* [What you are asked to do] Output only the count of lines that contain "this".

Collected data entries
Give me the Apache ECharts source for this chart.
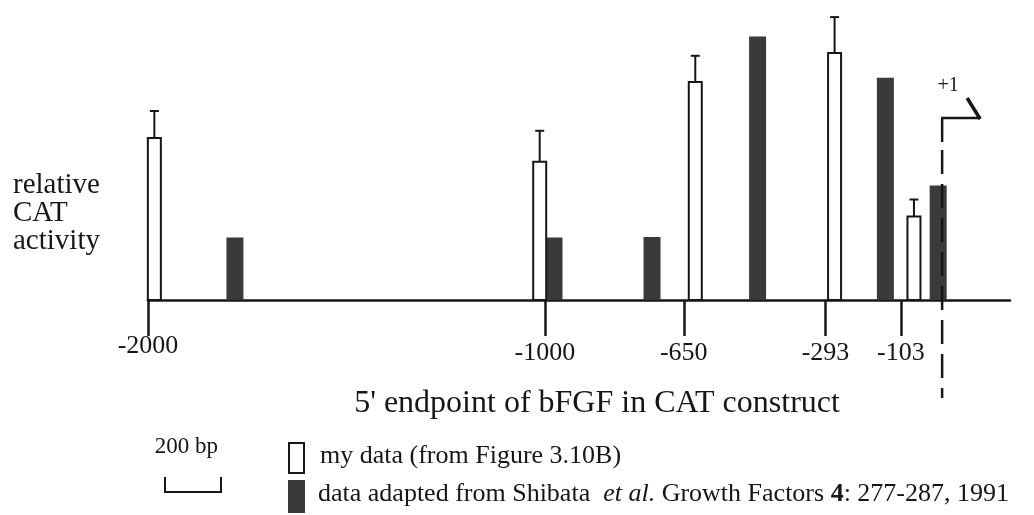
<!DOCTYPE html>
<html>
<head>
<meta charset="utf-8">
<title>bFGF promoter deletion constructs</title>
<script src="https://cdn.jsdelivr.net/npm/echarts@6/dist/echarts.min.js"></script>
<style>
  html, body { margin: 0; padding: 0; background: #ffffff; }
  #chart { width: 1034px; height: 515px; }
</style>
</head>
<body>
<div id="chart"></div>
<script>
// 5' endpoints marked on the axis (bp relative to the start site)
const endpointTicks = [-2000, -1000, -650, -293, -103];

// my data: bar positions (bp), relative CAT activity and upper error limit
const myPositions = [-1984, -1013, -621, -270, -70];
const myActivity = [54.0, 46.1, 72.7, 82.3, 27.8];
const myErrorTop = [63.0, 56.4, 81.4, 94.3, 33.5];

// Shibata et al. constructs: bar positions (bp) and relative CAT activity
const shibataPositions = [-1781, -977, -730, -464, -142, -9];
const shibataActivity = [20.8, 20.8, 21.0, 87.8, 74.1, 38.2];

// transcription start site
const startSite = 1;

const axisTitle = "5' endpoint of bFGF in CAT construct";
const yLabelLines = ['relative', 'CAT', 'activity'];
const legendMine = 'my data (from Figure 3.10B)';
const scaleLabel = '200 bp';

const SERIF = '"Liberation Serif", "DejaVu Serif", serif';
const INK = '#161616';
const DARK = '#3a3a3a';

function barRenderer(width, fill, stroke, lineWidth) {
  return function (params, api) {
    const top = api.coord([api.value(0), api.value(1)]);
    const base = api.coord([api.value(0), 0]);
    return {
      type: 'rect',
      shape: { x: top[0] - width / 2, y: top[1], width: width, height: base[1] - top[1] },
      style: { fill: fill, stroke: stroke, lineWidth: lineWidth }
    };
  };
}

function errorRenderer(params, api) {
  const hi = api.coord([api.value(0), api.value(1)]);
  const lo = api.coord([api.value(0), api.value(2)]);
  const cap = 4.5;
  const st = { stroke: INK, lineWidth: 2 };
  return {
    type: 'group',
    children: [
      { type: 'line', shape: { x1: hi[0], y1: lo[1], x2: hi[0], y2: hi[1] }, style: st },
      { type: 'line', shape: { x1: hi[0] - cap, y1: hi[1], x2: hi[0] + cap, y2: hi[1] }, style: st }
    ]
  };
}

function promoterRenderer(params, api) {
  const base = api.coord([api.value(0), 0]);
  const x = base[0];
  const y = base[1];
  const st = { stroke: INK, lineWidth: 2.5 };
  return {
    type: 'group',
    children: [
      { type: 'line', shape: { x1: x, y1: y - 182, x2: x, y2: y - 158 }, style: st },
      { type: 'line', shape: { x1: x - 1, y1: y - 182, x2: x + 38, y2: y - 182 }, style: st },
      { type: 'line', shape: { x1: x + 38, y1: y - 181, x2: x + 25, y2: y - 202 }, style: { stroke: INK, lineWidth: 3.5 } },
      { type: 'line', shape: { x1: x, y1: y - 150, x2: x, y2: y + 98 }, style: { stroke: INK, lineWidth: 2.5, lineDash: [24, 10] } },
      { type: 'text', x: x + 6, y: y - 214, style: { text: '+' + startSite, font: '20px ' + SERIF, fill: INK, align: 'center', verticalAlign: 'middle' } }
    ]
  };
}

const chart = echarts.init(document.getElementById('chart'), null, { renderer: 'canvas' });

chart.setOption({
  animation: false,
  backgroundColor: '#ffffff',
  grid: { left: 148, right: 24, top: 0, bottom: 215 },
  xAxis: {
    type: 'value',
    min: -2000,
    max: 172,
    splitLine: { show: false },
    axisLine: { show: true, lineStyle: { color: INK, width: 2.5 } },
    axisTick: {
      show: true,
      customValues: endpointTicks,
      length: 36,
      lineStyle: { color: INK, width: 2.5 }
    },
    axisLabel: {
      show: true,
      customValues: endpointTicks,
      margin: 33,
      color: INK,
      fontFamily: SERIF,
      fontSize: 26,
      formatter: function (v) {
        return v === endpointTicks[0] ? String(v) : '{lo|' + v + '}';
      },
      rich: {
        lo: { padding: [7, 0, 0, 0], fontFamily: SERIF, fontSize: 26, color: INK }
      }
    }
  },
  yAxis: { type: 'value', min: 0, max: 100, show: false },
  series: [
    {
      name: 'Shibata et al.',
      type: 'custom',
      clip: false,
      renderItem: barRenderer(17, DARK, null, 0),
      data: shibataPositions.map((p, i) => [p, shibataActivity[i]]),
      z: 3
    },
    {
      name: 'my data',
      type: 'custom',
      clip: false,
      renderItem: barRenderer(13, '#ffffff', INK, 2),
      data: myPositions.map((p, i) => [p, myActivity[i]]),
      z: 4
    },
    {
      name: 'error',
      type: 'custom',
      clip: false,
      renderItem: errorRenderer,
      data: myPositions.map((p, i) => [p, myErrorTop[i], myActivity[i]]),
      z: 5
    },
    {
      name: 'start site',
      type: 'custom',
      clip: false,
      renderItem: promoterRenderer,
      data: [[startSite, 0]],
      z: 6
    }
  ],
  graphic: [
    // y-axis caption
    ...yLabelLines.map((t, i) => ({
      type: 'text', left: 13, top: 171 + i * 28,
      style: { text: t, font: '29px ' + SERIF, fill: INK }
    })),
    // x-axis caption
    {
      type: 'text', x: 597, y: 404,
      style: { text: axisTitle, font: '32px ' + SERIF, fill: INK, align: 'center', verticalAlign: 'middle' }
    },
    // 200 bp scale bar
    {
      type: 'text', x: 218, y: 447,
      style: { text: scaleLabel, font: '23px ' + SERIF, fill: INK, align: 'right', verticalAlign: 'middle' }
    },
    {
      type: 'polyline',
      shape: { points: [[165, 477], [165, 492], [221, 492], [221, 477]] },
      style: { stroke: INK, lineWidth: 2, fill: null }
    },
    // legend
    {
      type: 'rect', shape: { x: 289, y: 443, width: 15, height: 30 },
      style: { fill: '#ffffff', stroke: INK, lineWidth: 2 }
    },
    {
      type: 'text', x: 320, y: 456,
      style: { text: legendMine, font: '26px ' + SERIF, fill: INK, verticalAlign: 'middle' }
    },
    {
      type: 'rect', shape: { x: 288, y: 480, width: 17, height: 33 },
      style: { fill: DARK }
    },
    {
      type: 'text', x: 318, y: 494,
      style: {
        text: '{n|data adapted from Shibata  }{i|et al.}{n| Growth Factors }{b|4}{n|: 277-287, 1991}',
        verticalAlign: 'middle',
        rich: {
          n: { font: '26px ' + SERIF, fill: INK },
          i: { font: 'italic 26px ' + SERIF, fill: INK },
          b: { font: 'bold 26px ' + SERIF, fill: INK }
        }
      }
    }
  ]
});
</script>
</body>
</html>
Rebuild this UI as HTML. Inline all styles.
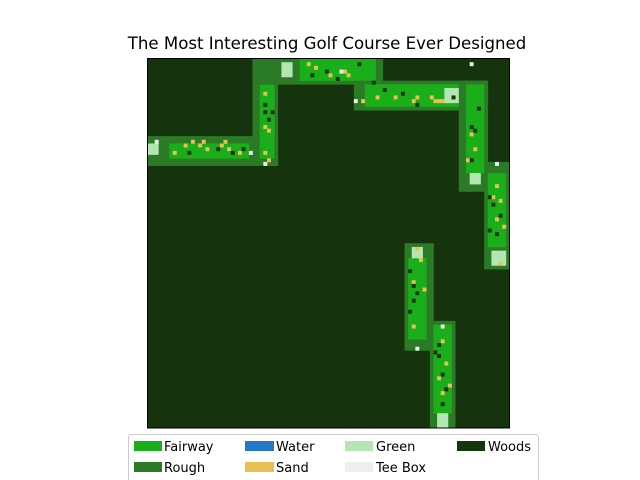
<!DOCTYPE html>
<html><head><meta charset="utf-8"><style>
body{margin:0;background:#fff;}
svg{display:block;font-family:"DejaVu Sans","Liberation Sans",sans-serif;}
</style></head><body>
<svg id="chart" width="640" height="480">
<text x="327" y="49" text-anchor="middle" font-size="16.6" fill="#000">The Most Interesting Golf Course Ever Designed</text>
<g id="grid"></g>
<rect x="147.5" y="58.5" width="362" height="369.5" fill="none" stroke="#000" stroke-width="1"/>
<g>
<rect x="128.5" y="434.5" width="410" height="50" rx="3" fill="#fff" stroke="#ccc"/>
<g><rect x="134" y="441" width="28" height="10" fill="#1aaf1a"/><text x="164" y="451" font-size="13">Fairway</text></g>
<g><rect x="134" y="462" width="28" height="10" fill="#2b7a25"/><text x="164" y="472" font-size="13">Rough</text></g>
<g><rect x="245" y="441" width="29" height="10" fill="#2378c8"/><text x="276" y="451" font-size="13">Water</text></g>
<g><rect x="245" y="462" width="29" height="10" fill="#e6c052"/><text x="276" y="472" font-size="13">Sand</text></g>
<g><rect x="345" y="441" width="28" height="10" fill="#b3e6b0"/><text x="376" y="451" font-size="13">Green</text></g>
<g><rect x="345" y="462" width="28" height="10" fill="#ebf0ea"/><text x="376" y="472" font-size="13">Tee Box</text></g>
<g><rect x="457" y="441" width="28" height="10" fill="#15360e"/><text x="488" y="451" font-size="13">Woods</text></g>
</g>
</svg>
<script>
const terrainTypes = ["woods","rough","fairway","green","tee","sand","water"];
const terrainColors = {woods:"#15330d",rough:"#2b7a25",fairway:"#1aaf1a",green:"#b3e6b0",tee:"#ebf0ea",sand:"#e6c052",water:"#2378c8"};
const rectTypes = ["rough","fairway","green",
 "rough","fairway","green","rough","fairway","green",
 "rough","fairway","green","rough","fairway","green",
 "rough","fairway","green",
 "rough","fairway","green",
 "rough","fairway","green"];
const rectC0 = [0,6,0, 29,31,31,29,42,37, 57,60,82,86,88,89, 93,94,95, 71,72,73, 78,79,80];
const rectR0 = [21,23,23, 0,5,0,0,0,1, 6,7,8,6,7,31, 28,31,52, 50,54,51, 71,72,96];
const rectC1 = [35,27,2, 35,34,33,64,62,39, 93,86,86,93,92,91, 99,98,98, 78,76,75, 84,83,82];
const rectR1 = [28,26,25, 28,26,3,6,5,4, 13,12,11,35,30,33, 56,50,55, 78,75,53, 99,95,99];
const sandCols = [7,10,12,14,15,16,20,21,22,25,32,32,33,32,33,44,46,50,54,55,59,63,68,73,74,78,80,81,79,89,90,88,96,95,97,96,74,75,73,76,74,73,81,80,82,80,83,81,98,97];
const sandRows = [25,23,22,23,22,24,23,22,24,25,9,18,19,25,27,1,2,4,3,4,11,10,10,11,10,10,11,11,11,20,24,27,34,37,38,43,51,54,60,62,63,72,76,80,82,86,88,90,45,55];
const woodsCols = [11,19,23,26,32,32,34,33,31,45,49,52,58,62,65,70,74,84,89,90,91,89,94,95,97,96,94,72,73,74,73,72,80,80,81,82,79,81];
const woodsRows = [25,24,25,24,12,14,14,16,29,4,3,5,1,6,8,9,12,10,18,19,13,27,37,39,42,47,46,57,61,63,65,68,77,80,85,89,79,93];
const teeCols = [2,28,32,57,53,89,96,74,81];
const teeRows = [22,25,28,11,3,1,28,78,72];

const X0=147.5, Y0=58.5, CW=362/100, CH=369.5/100;
const xScale = c => X0 + c*CW;
const yScale = r => Y0 + r*CH;
const g = document.getElementById('grid');
const NS = "http://www.w3.org/2000/svg";
function cellRect(type,c0,r0,c1,r1){
  const el = document.createElementNS(NS,'rect');
  el.setAttribute('x', xScale(c0));
  el.setAttribute('y', yScale(r0));
  el.setAttribute('width', xScale(c1+1)-xScale(c0)+0.3);
  el.setAttribute('height', yScale(r1+1)-yScale(r0)+0.3);
  el.setAttribute('fill', terrainColors[type]);
  
  
  g.appendChild(el);
}
cellRect('woods',0,0,99,99);
for(let i=0;i<rectTypes.length;i++) cellRect(rectTypes[i],rectC0[i],rectR0[i],rectC1[i],rectR1[i]);
for(let i=0;i<sandCols.length;i++) cellRect('sand',sandCols[i],sandRows[i],sandCols[i],sandRows[i]);
for(let i=0;i<woodsCols.length;i++) cellRect('woods',woodsCols[i],woodsRows[i],woodsCols[i],woodsRows[i]);
for(let i=0;i<teeCols.length;i++) cellRect('tee',teeCols[i],teeRows[i],teeCols[i],teeRows[i]);
</script>
</body></html>
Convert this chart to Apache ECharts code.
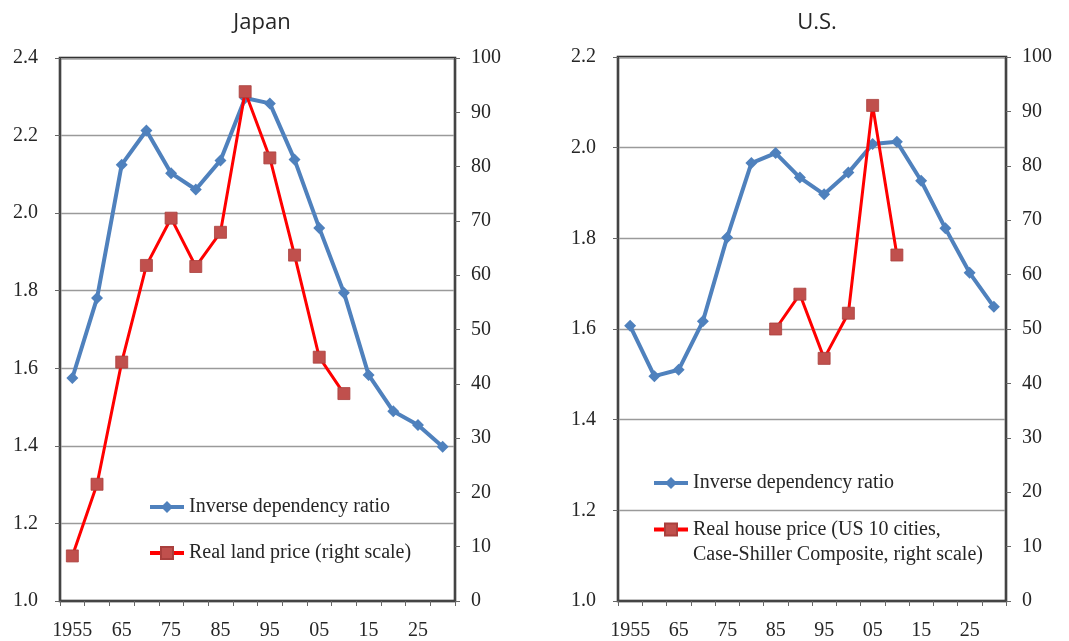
<!DOCTYPE html>
<html>
<head>
<meta charset="utf-8">
<script src="https://cdn.jsdelivr.net/npm/echarts@6/dist/echarts.min.js"></script>
<style>
html,body{margin:0;padding:0;background:#fff;}
#chart{width:1069px;height:641px;}
</style>
</head>
<body>
<div id="chart"></div>
<script>
// ---- data ----
const years = [1955,1960,1965,1970,1975,1980,1985,1990,1995,2000,2005,2010,2015,2020,2025,2030];
const yearLabels = ['1955','','65','','75','','85','','95','','05','','15','','25',''];
const titles = ['Japan', 'U.S.'];

const japanDependency = [1.575,1.781,2.125,2.213,2.103,2.061,2.136,2.297,2.283,2.138,1.962,1.795,1.583,1.489,1.454,1.398];
const japanLandPrice  = [8.3,21.5,44.0,61.8,70.5,61.6,67.9,93.8,81.6,63.7,44.9,38.2,null,null,null,null];

const usDependency = [1.607,1.496,1.51,1.617,1.802,1.966,1.988,1.934,1.897,1.945,2.008,2.013,1.927,1.822,1.724,1.649];
const usHousePrice = [null,null,null,null,null,null,50.0,56.4,44.6,52.9,91.1,63.6,null,null,null,null];

const nameDep = 'Inverse dependency ratio';
const nameLand = 'Real land price (right scale)';
const nameHouse = 'Real house price (US 10 cities,\nCase-Shiller Composite, right scale)';

const leftScales = [{min:1.0,max:2.4,interval:0.2},{min:1.0,max:2.2,interval:0.2}];
const rightScale = {min:0,max:100,interval:10};

// ---- style ----
const serif = '"Liberation Serif", "DejaVu Serif", serif';
const txt = '#262626';
const blue = '#4F81BD';
const red = '#FF0000';
const redMarker = '#C0504D';

const grids = [
  {left:60, top:58, width:395, height:543, show:true, borderColor:'#111', borderWidth:2.5},
  {left:618, top:57, width:388, height:544, show:true, borderColor:'#111', borderWidth:2.5}
];

function xAxisFor(i){
  return {
    type:'category', gridIndex:i, data:years.map(String), boundaryGap:true,
    axisLine:{show:true, lineStyle:{color:'#444', width:2}},
    axisTick:{show:true, interval:0, alignWithLabel:false, length:5, lineStyle:{color:'#666', width:1}},
    axisLabel:{interval:0, margin:20, color:txt, fontFamily:serif, fontSize:20,
      formatter:(v, idx)=> yearLabels[idx]},
    splitLine:{show:false}
  };
}
function leftAxisFor(i){
  const s = leftScales[i];
  return {
    type:'value', gridIndex:i, position:'left', min:s.min, max:s.max, interval:s.interval,
    axisLine:{show:true, lineStyle:{color:'#444', width:2}},
    axisTick:{show:true, length:5, lineStyle:{color:'#666'}},
    axisLabel:{margin:22, color:txt, fontFamily:serif, fontSize:20, formatter:v=>v.toFixed(1)},
    splitLine:{show:true, lineStyle:{color:'#9a9a9a', width:1.3}}
  };
}
function rightAxisFor(i){
  return {
    type:'value', gridIndex:i, position:'right', min:rightScale.min, max:rightScale.max, interval:rightScale.interval,
    axisLine:{show:true, lineStyle:{color:'#444', width:2}},
    axisTick:{show:true, length:5, lineStyle:{color:'#666'}},
    axisLabel:{margin:16, color:txt, fontFamily:serif, fontSize:20},
    splitLine:{show:false}
  };
}
function depSeries(i, data){
  return {name:nameDep, type:'line', xAxisIndex:i, yAxisIndex:i*2, data:data,
    symbol:'diamond', symbolSize:12, lineStyle:{color:blue, width:4}, itemStyle:{color:blue},
    z:3, animation:false};
}
function priceSeries(i, name, data){
  return {name:name, type:'line', xAxisIndex:i, yAxisIndex:i*2+1, data:data,
    symbol:'rect', symbolSize:12, lineStyle:{color:red, width:3},
    itemStyle:{color:redMarker, borderColor:'#A9403D', borderWidth:0.8}, z:4, animation:false};
}
const legendText = {fontFamily:serif, fontSize:20, color:txt, lineHeight:22};

const option = {
  backgroundColor:'#fff',
  animation:false,
  title:[
    {text:titles[0], left:257, top:7, textAlign:'center', textStyle:{fontFamily:'"Open Sans", sans-serif', fontSize:22, fontWeight:'normal', color:txt}},
    {text:titles[1], left:812, top:7, textAlign:'center', textStyle:{fontFamily:'"Open Sans", sans-serif', fontSize:22, fontWeight:'normal', color:txt}}
  ],
  grid:grids,
  xAxis:[xAxisFor(0), xAxisFor(1)],
  yAxis:[leftAxisFor(0), rightAxisFor(0), leftAxisFor(1), rightAxisFor(1)],
  legend:[
    {orient:'vertical', left:143, top:491, itemWidth:34, itemHeight:15, itemGap:24,
      lineStyle:{width:4}, data:[nameDep, nameLand], textStyle:legendText},
    {orient:'vertical', left:647, top:467, itemWidth:34, itemHeight:15,
      lineStyle:{width:4}, data:[nameDep], textStyle:legendText},
    {orient:'vertical', left:647, top:487, itemWidth:34, itemHeight:15,
      lineStyle:{width:4}, data:[nameHouse], formatter:n=>'\n'+n,
      textStyle:{fontFamily:serif, fontSize:20, color:txt, lineHeight:25}}
  ],
  series:[
    depSeries(0, japanDependency),
    priceSeries(0, nameLand, japanLandPrice),
    depSeries(1, usDependency),
    priceSeries(1, nameHouse, usHousePrice)
  ]
};

const chart = echarts.init(document.getElementById('chart'), null, {renderer:'canvas'});
chart.setOption(option);
</script>
</body>
</html>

* [Problem solution] 3